Hi ! Is it possible to write my app’s logs to a local volume I created?
I see this post: Shipping Logs · Fly for shipping logs out to third party providers via vector and NATS. That’s great. For now though, I jsut want to start very simple where I want to take a look at the logs that happen for my app for the past days… Right now, fly doesn’t persist them and I don’t want to create an acocunt and set integration with other log providers… Can I just write the logs to the volume I created? And when I mean write them, I’m essentially looking to see if here’s already a way - sample code maybe - to stream the logs from the NATS socket to the volume… essentially treating the fly volume as a vector sink.
Is this doable? or would I need to handle this on my own in my app?(not ideal).
Essentially looking to see if there’s a built-in way for fly to give users an ability to store logs on the vm (volume) itself without needing to integrate with a 3rd party provider for looking at log files. (Not looking at fancy sql, indexing, graphs, etc - just pure raw logs from stdout).
I hope someone else has a proper solution, but until then here are some quick & dirty workarounds:
A. Change your app’s startup command to ORIG_CMD 2>&1 | tee -a /path/to/log. (Edit: where /path/to/log is a path on a mounted volume.)
Disadvantages: You’ll only get the messages your app writes to stdout/stderr, not the messages generated by Fly. And you won’t get timestamps (but see ts from moreutils). *Edit: demo below.
B. Install flyctl inside your VM and run fly logs (filtered by the current instance to avoid duplicating the logs from other instances). Edit: clarification below.
Disadvantages: Hacky. Need to install flyctl and make your Fly access token available to the VM.
C. Run Fly Log Shipper with a custom file sink (as a separate app with a separate volume; or you could install & run Vector in your app; or implement the HTTP provider endpoint in your app and point the Fly Log Shipper at it).
Thanks for the suggestions! I’m really hoping there’s a better - more straightforward way to achieve this… Having logs stored on disk should be a straightforward thing for the infrastructure provider to support…
Btw, for option two, oyu meant run fly logs forever and output the resolts to a file/volume? like ssh to the machine and manually run flyctl logs with a proper output to a file/disk?

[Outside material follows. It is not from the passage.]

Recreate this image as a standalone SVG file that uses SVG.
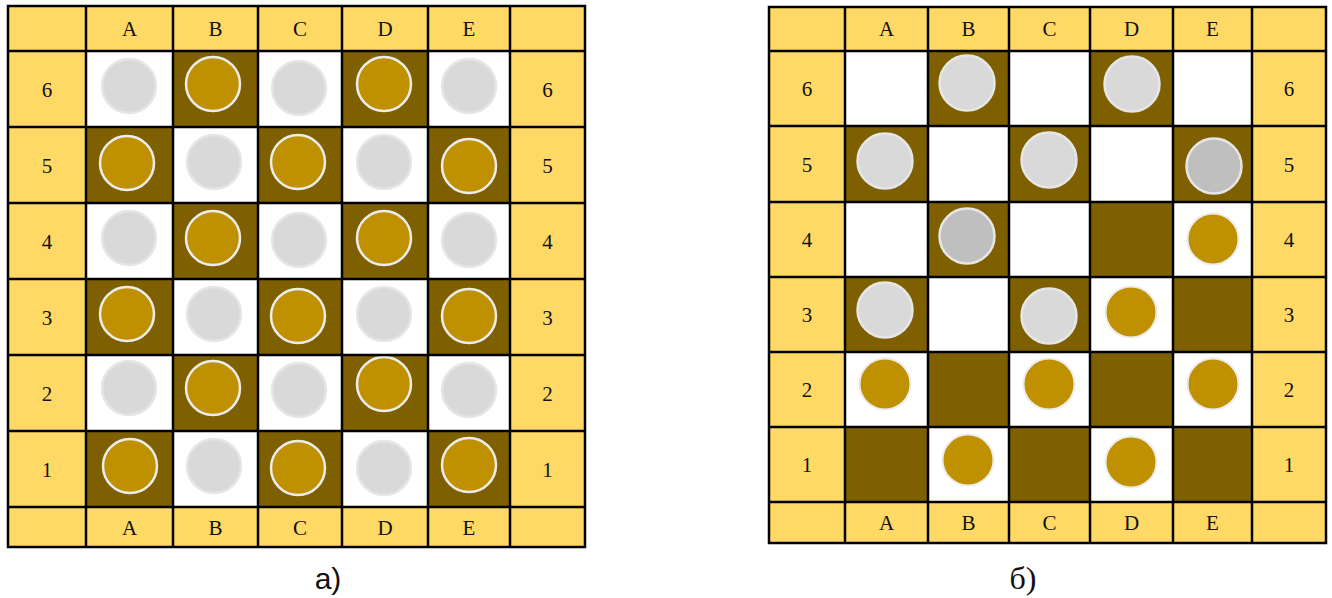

wonder what happens on every deployment of my code or on vm restart? I would lose the flyctl logs process no? (i know you said hacky, just confirming if my questions are correct) - this is definitely “easier” than #C
Actually. #A might work. I have a python api with flask and Fly actually outputs when the api request was received (timestamp). So, in theory, i could apply #A to redirect logs to a local file (or volume if needed) and the timestamp would actually be included for fly internal logs (not on my print statements but i could include timestamp on my print statements or simply just “guesstimate it” based on the api request log from fly
You’re welcome. For B, I meant to start fly logs in the background from your startup command, for example by setting the command to (untested) fly logs -i "$FLY_ALLOC_ID" >>/path/to/log 2>&1 & ORIG_CMD. So you don’t have to manually ssh in, and when the VM restarts the logs process will be started automatically.
For A, here is a quick demo of using ts to add timestamps:
Getting the log messages to appear both in your custom log file and in the output of fly logs without duplicate timestamps is slightly tricky, here is one way:
ORIG_CMD 2>&1 | tee -a /dev/stderr | TZ=UTC0 ts "%FT%.T app[${FLY_ALLOC_ID%%-*}] $FLY_REGION [info]" >>/path/to/log
Hey @tom93 I just thought about one small thing.
Everytime I do a dpeloyment (I’m guessing a vm refresh?) I lose the files that I had on the disk before… meaning, any logs fro mthe previous deployment will not show up in the current deployment (if I were to do option A for example)
Would this require me to create a volume and write the file to that volume so that it gets persisted?
I actually tried to create a volume but I’m getting other issues with this…
I don’t see any value under ATTACHED_VM when I run fly volumes list
Not sure if this is the culprit, but if it isn’t and I properly created a volume (after I ran the fly volumes create command) - how do i actually write data to this volume? like a simple txt file?